**Dataset extract:**
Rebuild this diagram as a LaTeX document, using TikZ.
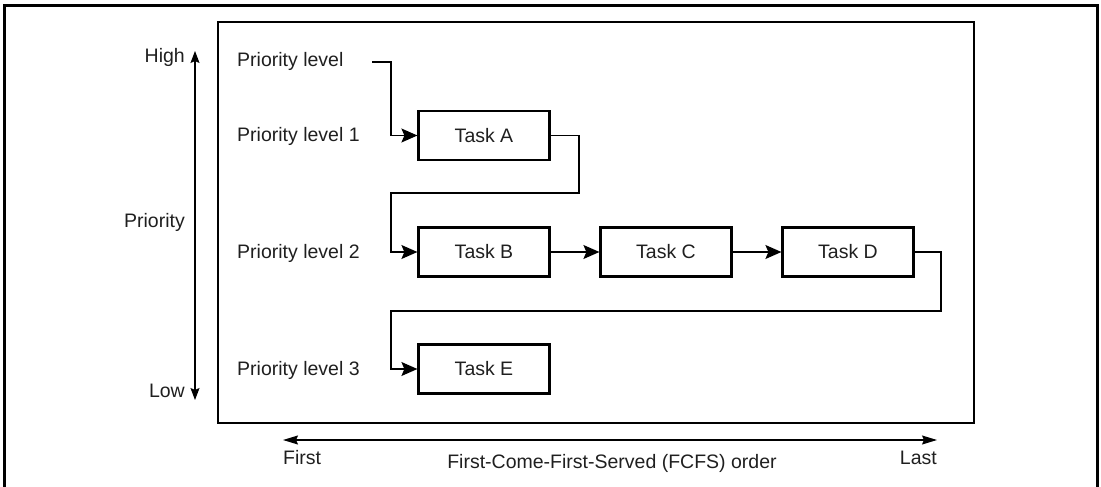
\documentclass[tikz,border=0pt]{standalone}
\usepackage{fontspec}
\setmainfont{Liberation Sans}
\usetikzlibrary{arrows.meta}
\begin{document}
\begin{tikzpicture}[x=1pt,y=-1pt,
  every node/.style={font=\fontsize{19.5}{22}\selectfont, text=black!88},
  lbl/.style={inner sep=0pt},
  taskbox/.style={draw, line width=2.2pt, minimum width=131pt, minimum height=49pt, inner sep=0pt},
  conn/.style={line width=1.2pt, -{Stealth[length=16pt,width=14pt,inset=3pt]}},
  axis/.style={line width=1.2pt, {Stealth[length=12pt,width=9pt,inset=2pt]}-{Stealth[length=12pt,width=9pt,inset=2pt]}},
  faxis/.style={line width=1.2pt, {Stealth[length=15pt,width=9pt,inset=2pt]}-{Stealth[length=15pt,width=9pt,inset=2pt]}}
]
\useasboundingbox (0,0) rectangle (1101,487);
% outer frame (bottom edge lies outside the picture)
\draw[line width=3pt] (4,520) |- (1097,6) -- (1097,520);
% inner frame
\draw[line width=2.2pt] (218,22) rectangle (974,423);

% priority axis
\coordinate (hi) at (195,51);
\coordinate (lo) at (195,400);
\draw[axis] (hi) -- (lo);
\node[lbl, anchor=east] (high) at (185,57) {High};
\node[lbl, anchor=east] (prio) at (185,222) {Priority};
\node[lbl, anchor=east] (low) at (185,391) {Low};

% level labels
\node[lbl, anchor=west] (pl) at (237,61) {Priority level};
\node[lbl, anchor=west] (pl1) at (237,136) {Priority level 1};
\node[lbl, anchor=west] (pl2) at (237,253) {Priority level 2};
\node[lbl, anchor=west] (pl3) at (237,370) {Priority level 3};

% tasks
\node[taskbox] (ta) at (484,135.5) {Task A};
\node[taskbox] (tb) at (484,252) {Task B};
\node[taskbox] (tc) at (666,252) {Task C};
\node[taskbox] (td) at (848,252) {Task D};
\node[taskbox] (te) at (484,369) {Task E};

% connectors
\coordinate (s0) at (372,62);
\draw[conn] (s0) -- (391,62) |- (ta.west);
\draw[conn] (ta.east) -- (579,135.5) |- (391,193) |- (tb.west);
\draw[conn] (tb.east) -- (tc.west);
\draw[conn] (tc.east) -- (td.west);
\draw[conn] (td.east) -- (941,252) |- (391,311) |- (te.west);

% FCFS axis
\coordinate (fl) at (283,440);
\coordinate (fr) at (937,440);
\draw[faxis] (fl) -- (fr);
\node[lbl, anchor=west] (first) at (283,458) {First};
\node[lbl, anchor=east] (last) at (937,458) {Last};
\node[lbl] (fcfs) at (612,463) {First-Come-First-Served (FCFS) order};
\end{tikzpicture}
\end{document}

**Goal of the exercise:**
Produce an exact copy of each line of data, skipping embedded images.

**Answer to the exercise:**
Rebuild this diagram as a LaTeX document, using TikZ.
\documentclass[tikz,border=0pt]{standalone}
\usepackage{fontspec}
\setmainfont{Liberation Sans}
\usetikzlibrary{arrows.meta}
\begin{document}
\begin{tikzpicture}[x=1pt,y=-1pt,
  every node/.style={font=\fontsize{19.5}{22}\selectfont, text=black!88},
  lbl/.style={inner sep=0pt},
  taskbox/.style={draw, line width=2.2pt, minimum width=131pt, minimum height=49pt, inner sep=0pt},
  conn/.style={line width=1.2pt, -{Stealth[length=16pt,width=14pt,inset=3pt]}},
  axis/.style={line width=1.2pt, {Stealth[length=12pt,width=9pt,inset=2pt]}-{Stealth[length=12pt,width=9pt,inset=2pt]}},
  faxis/.style={line width=1.2pt, {Stealth[length=15pt,width=9pt,inset=2pt]}-{Stealth[length=15pt,width=9pt,inset=2pt]}}
]
\useasboundingbox (0,0) rectangle (1101,487);
% outer frame (bottom edge lies outside the picture)
\draw[line width=3pt] (4,520) |- (1097,6) -- (1097,520);
% inner frame
\draw[line width=2.2pt] (218,22) rectangle (974,423);

% priority axis
\coordinate (hi) at (195,51);
\coordinate (lo) at (195,400);
\draw[axis] (hi) -- (lo);
\node[lbl, anchor=east] (high) at (185,57) {High};
\node[lbl, anchor=east] (prio) at (185,222) {Priority};
\node[lbl, anchor=east] (low) at (185,391) {Low};

% level labels
\node[lbl, anchor=west] (pl) at (237,61) {Priority level};
\node[lbl, anchor=west] (pl1) at (237,136) {Priority level 1};
\node[lbl, anchor=west] (pl2) at (237,253) {Priority level 2};
\node[lbl, anchor=west] (pl3) at (237,370) {Priority level 3};

% tasks
\node[taskbox] (ta) at (484,135.5) {Task A};
\node[taskbox] (tb) at (484,252) {Task B};
\node[taskbox] (tc) at (666,252) {Task C};
\node[taskbox] (td) at (848,252) {Task D};
\node[taskbox] (te) at (484,369) {Task E};

% connectors
\coordinate (s0) at (372,62);
\draw[conn] (s0) -- (391,62) |- (ta.west);
\draw[conn] (ta.east) -- (579,135.5) |- (391,193) |- (tb.west);
\draw[conn] (tb.east) -- (tc.west);
\draw[conn] (tc.east) -- (td.west);
\draw[conn] (td.east) -- (941,252) |- (391,311) |- (te.west);

% FCFS axis
\coordinate (fl) at (283,440);
\coordinate (fr) at (937,440);
\draw[faxis] (fl) -- (fr);
\node[lbl, anchor=west] (first) at (283,458) {First};
\node[lbl, anchor=east] (last) at (937,458) {Last};
\node[lbl] (fcfs) at (612,463) {First-Come-First-Served (FCFS) order};
\end{tikzpicture}
\end{document}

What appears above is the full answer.